The NSA has stated that Dishfire does exist and that it lawfully collects SMS data. It also stated that privacy protections are in place for US citizens, according to Channel 4 News.
GCHQ said: "All of GCHQ's work is carried out in accordance with the strict legal and policy framework which ensures that our activities are authorised, necessary and proportionate and that there is rigorous oversight."
Mr Snowden, a former NSA contractor, is now hiding in Russia after leaking classified US government documents.
Shami Chakrabarti, director of Liberty, argued that the latest Snowden allegations show there is a need for universal human rights.
She claimed: "It is too easy for governments to contract out abuse of their own citizens by getting friendly allies to do their dirty work. The Snowden revelations demonstrate governments' ambitions - no privacy for us and no scrutiny for them."
Prime Minister David Cameron and US president Barack Obama discussed the controversy over data privacy in a phone call shortly before the latest disclosures became public.
Mr Obama is expected to announce new restrictions on the collection of phone records by American intelligence in a much-anticipated speech on the issue.
In a statement about the two leaders' conversation, a Number 10 spokeswoman said: "The president updated the Prime Minister on the US signals intelligence review ahead of setting out... his administration's response to the review.
"The two leaders welcomed the unique intelligence sharing relationship between their two countries."
Guardian editor Alan Rusbridger told the Today programme: "(Mr Hague) talked about being within the law in terms of content. This is not content, this is metadata, which politicians and security chiefs always make sound harmless, as though it were just billing data. It's not billing data, the world has moved on. What people can tell about metadata is almost everything about you.
"Contrary to what William Hague says, the documents we have seen say that the reason the NSA likes working here is because of the light legal regime here, not because we have the tightest legal regime in the world."
Mr Rusbridger warned of "complacency" in the UK political world about the Snowden revelations.
"Both the main political parties feel compromised by this," he said. "Labour are not keen to get involved because a lot of this stuff was done on their watch. That of course has raised the whole question of oversight. We have a parliamentary committee with a tiny budget of £1 million overseeing the three agencies with over £2 billion. I just don't believe they've got the technological expertise or the resource to look into this."

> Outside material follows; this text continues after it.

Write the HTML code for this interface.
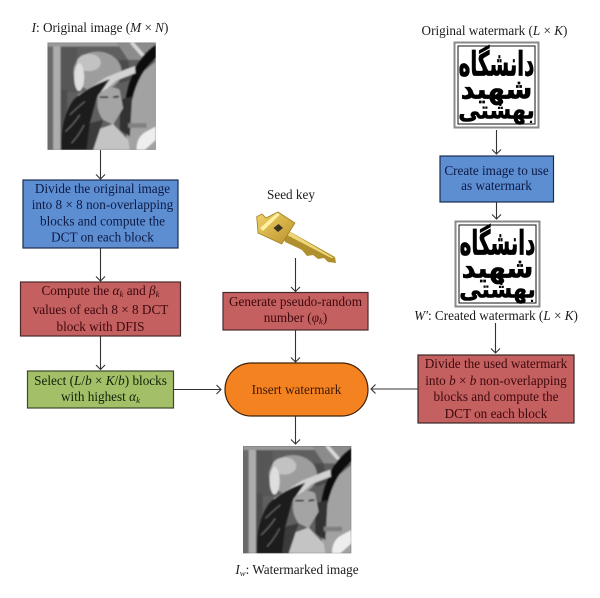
<!DOCTYPE html>
<html><head><meta charset="utf-8"><style>
html,body{margin:0;padding:0;background:#fff}
svg{display:block}
text{font-family:"Liberation Serif",serif;font-size:13.2px;text-anchor:middle}
.b{fill:#0c1a44}.r{fill:#3e080e}.g{fill:#102208}.k{fill:#1c1c1c}
.i{font-style:italic}.s{font-size:8.8px;font-style:italic}
.w{font-family:"DejaVu Sans",sans-serif;font-weight:bold;fill:#000;stroke:#000;stroke-width:0.5px}
</style></head><body>
<svg width="600" height="598" viewBox="0 0 600 598" xmlns="http://www.w3.org/2000/svg">
<defs>
<filter id="bl" x="-10%" y="-10%" width="120%" height="120%"><feGaussianBlur stdDeviation="2"/></filter>
<filter id="bs" x="-10%" y="-10%" width="120%" height="120%"><feGaussianBlur stdDeviation="0.3"/></filter>
<clipPath id="lc"><rect x="8" y="8" width="325" height="322"/></clipPath>
<linearGradient id="kg" x1="0" y1="0" x2="1" y2="1"><stop offset="0" stop-color="#f2d467"/><stop offset="1" stop-color="#b98f2a"/></linearGradient>
<g id="lena"><g clip-path="url(#lc)"><rect x="8" y="8" width="325" height="322" fill="#5f5f5f"/>
<g filter="url(#bl)">
<rect x="8" y="8" width="18" height="322" fill="#6a6a6a"/>
<rect x="25" y="8" width="22" height="322" fill="#adadad"/>
<rect x="47" y="8" width="50" height="150" fill="#565656"/>
<rect x="47" y="150" width="20" height="180" fill="#4e4e4e"/>
<rect x="8" y="8" width="325" height="12" fill="#9a9a9a"/>
<polygon points="215,8 333,8 333,60 250,60" fill="#8c8c8c"/>
<polygon points="265,5 300,45 290,50 255,10" fill="#d8d8d8"/>
<polygon points="265,120 333,65 333,330 240,330" fill="#a2a2a2"/>
<polygon points="220,60 250,60 260,120 225,130" fill="#4c4c4c"/>
<path d="M333,14 Q262,60 242,180 L262,180 Q282,95 333,55Z" fill="#0c0c0c"/>
<polygon points="225,180 262,170 255,290 225,270" fill="#303030"/>
<ellipse cx="158" cy="95" rx="72" ry="60" fill="#9d9d9d"/>
<ellipse cx="132" cy="68" rx="36" ry="26" fill="#c2c2c2"/>
<ellipse cx="103" cy="112" rx="15" ry="42" fill="#dedede"/>
<path d="M100,165 L185,112 L270,78 L272,100 L215,122 L165,165 L110,200Z" fill="#d2d2d2"/>
<path d="M50,330 Q45,235 88,178 Q130,140 195,118 L155,175 L135,250 L155,330Z" fill="#1e1e1e"/>
<path d="M75,225 Q95,205 120,185 M62,275 Q85,255 105,225 M80,310 Q100,290 118,255" stroke="#6a6a6a" stroke-width="3" fill="none"/>
<path d="M160,165 Q195,130 225,150 L235,205 L205,255 L175,240 Q150,210 160,165Z" fill="#a4a4a4"/>
<path d="M165,172 L190,172 M205,172 L222,170" stroke="#222" stroke-width="5"/>
<polygon points="150,272 205,252 250,300 255,330 145,330" fill="#c4c4c4"/>
<polygon points="135,250 175,240 165,270 145,330 125,330" fill="#3a3a3a"/>
<path d="M275,330 Q275,290 305,275 L333,260 L333,300 L300,330Z" fill="#eee"/>
<rect x="250" y="250" width="55" height="14" fill="#808080"/>
</g></g></g>
<g id="wm">
<rect x="1" y="1" width="84" height="85" fill="#fff" stroke="#8a8a8a" stroke-width="2"/>
<rect x="4.500" y="4.500" width="77" height="78" fill="#fff" stroke="#111" stroke-width="1"/>
<g filter="url(#bs)">
<text class="w" direction="rtl" transform="translate(43,34) scale(0.95,1.6)" style="font-size:21px">دانشگاه</text>
<text class="w" direction="rtl" transform="translate(43,57) scale(1.3,1.3)" style="font-size:21px">شهید</text>
<text class="w" direction="rtl" transform="translate(43,77) scale(1.05,1.15)" style="font-size:21px">بهشتی</text>
</g></g>
</defs>

<rect width="600" height="598" fill="#fff"/>

<!-- images -->
<use href="#lena" transform="translate(47.5,42.5) scale(0.3333) translate(-8,-8)"/>
<use href="#lena" transform="translate(243,446) scale(0.3333) translate(-8,-8)"/>
<use href="#wm" transform="translate(453.5,41.5)"/>
<use href="#wm" transform="translate(454.5,220.5)"/>

<!-- key -->
<g filter="url(#bs)">
<path d="M280,226 L335,257 L336,263 L328,262 L324,258 L318,259 L313,255 L307,256 L302,250 L298,248 L285,242Z" fill="#b08f2e"/>
<path d="M285,229 L334,258 L331,258 L285,234Z" fill="#eed577"/>
<polygon points="256.700,216.700 262,214 266,218 278,212 295,223 281.700,244 258,233" fill="url(#kg)" stroke="#a27e22" stroke-width="0.8"/>
<polygon points="260,228 277,213 280,214.500 263,231" fill="#fff0a2"/>
<polygon points="273.500,228 278.500,224 283,228 278,232" fill="#3b3320"/>
</g>

<!-- boxes -->
<g stroke-width="1.2">
<rect x="23" y="180" width="155" height="68" fill="#5e8ed2" stroke="#1c2c50"/>
<rect x="20.500" y="282" width="160" height="54" fill="#c4605f" stroke="#4a2a28"/>
<rect x="27.500" y="371" width="146" height="37" fill="#a3bf68" stroke="#3c4a2a"/>
<rect x="223" y="292.500" width="145" height="37.500" fill="#c4605f" stroke="#4a2a28"/>
<rect x="225" y="363" width="143" height="53" rx="26.500" fill="#f58220" stroke="#3f2208"/>
<rect x="440" y="156" width="113.500" height="46" fill="#5e8ed2" stroke="#1c2c50"/>
<rect x="418" y="355" width="156" height="68" fill="#c4605f" stroke="#3a2524"/>
</g>

<!-- arrows -->
<g stroke="#333" stroke-width="1.1" fill="none">
<path d="M100.500,150V179M96,174.500L100.500,179L105,174.500"/>
<path d="M100.500,248V281M96,276.500L100.500,281L105,276.500"/>
<path d="M100.500,336V369.500M96,365L100.500,369.500L105,365"/>
<path d="M173,389.500H221M216.500,385L221,389.500L216.500,394"/>
<path d="M295.500,258V291.500M291,287L295.500,291.500L300,287"/>
<path d="M295.500,330V362M291,357.500L295.500,362L300,357.500"/>
<path d="M295.500,416V444M291,439.500L295.500,444L300,439.500"/>
<path d="M496.500,130V154M492,149.500L496.500,154L501,149.500"/>
<path d="M496.500,202V219M492,214.500L496.500,219L501,214.500"/>
<path d="M495.500,323V353M491,348.500L495.500,353L500,348.500"/>
<path d="M418,389H371M375.500,384.500L371,389L375.500,393.500"/>
</g>

<!-- labels -->
<text class="k" x="100" y="32"><tspan class="i">I</tspan>: Original image (<tspan class="i">M</tspan> × <tspan class="i">N</tspan>)</text>
<text class="k" x="494.500" y="35">Original watermark (<tspan class="i">L</tspan> × <tspan class="i">K</tspan>)</text>
<text class="k" x="291" y="199">Seed key</text>
<text class="k" x="496" y="320"><tspan class="i">W′</tspan>: Created watermark (<tspan class="i">L</tspan> × <tspan class="i">K</tspan>)</text>
<text class="k" x="297" y="574"><tspan class="i">I</tspan><tspan class="s" dy="2">w</tspan><tspan dy="-2">: Watermarked image</tspan></text>

<text class="b" x="102.500" y="193">Divide the original image</text>
<text class="b" x="102.500" y="209">into 8 × 8 non-overlapping</text>
<text class="b" x="102.500" y="225.500">blocks and compute the</text>
<text class="b" x="102.500" y="241.500">DCT on each block</text>

<text class="r" x="100.500" y="295">Compute the <tspan class="i">α</tspan><tspan class="s" dy="2">k</tspan><tspan dy="-2"> and </tspan><tspan class="i">β</tspan><tspan class="s" dy="2">k</tspan></text>
<text class="r" x="100.500" y="314">values of each 8 × 8 DCT</text>
<text class="r" x="100.500" y="331">block with DFIS</text>

<text class="g" x="100.500" y="385">Select (<tspan class="i">L</tspan>/<tspan class="i">b</tspan> × <tspan class="i">K</tspan>/<tspan class="i">b</tspan>) blocks</text>
<text class="g" x="100.500" y="401">with highest <tspan class="i">α</tspan><tspan class="s" dy="2">k</tspan></text>

<text class="r" x="295.500" y="306">Generate pseudo-random</text>
<text class="r" x="295.500" y="322">number (<tspan class="i">φ</tspan><tspan class="s" dy="2">k</tspan><tspan dy="-2">)</tspan></text>

<text x="296.500" y="394" fill="#3c1a06">Insert watermark</text>

<text class="b" x="496.500" y="175">Create image to use</text>
<text class="b" x="496.500" y="190">as watermark</text>

<text class="r" x="496" y="368">Divide the used watermark</text>
<text class="r" x="496" y="385">into <tspan class="i">b</tspan> × <tspan class="i">b</tspan> non-overlapping</text>
<text class="r" x="496" y="401">blocks and compute the</text>
<text class="r" x="496" y="418">DCT on each block</text>
</svg>
</body></html>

He added: " This is a remarkable day. The President of the United States responding to information that's been put into the public domain by newspaper not by the oversight committees that are supposed to look after these things, and in response to 46 recommendations from his own panel of experts, will be announcing changes.
"Here, there's been barely a whisper from Westminster. I think they are closing their eyes and hoping it will go away. But it's not going to go away, because it's impossible to reform the NSA without that having a deep knock-on effect on what our own intelligence services do."
Mr Rusbridger rejected claims from MI6 chief Sir John Sawers that the Guardian's revelations were putting intelligence operations and the UK's security at risk.
"That was a very theatrical moment, but there was no evidence attached," he said.
He added: "The NSA is collecting 200 million records a day on people who are not suspected of anything. This is warrant-less, suspicion-less collection of data on all of us, and that's why it has become such a huge issue amongst people who think this is a bit disturbing.
"It may be that, once this is fully debated, people will say that they are willing to exchange that in return for security, though as the debate has gone on expert after expert has said that there is no evidence that this stuff is preventing terrorist attacks."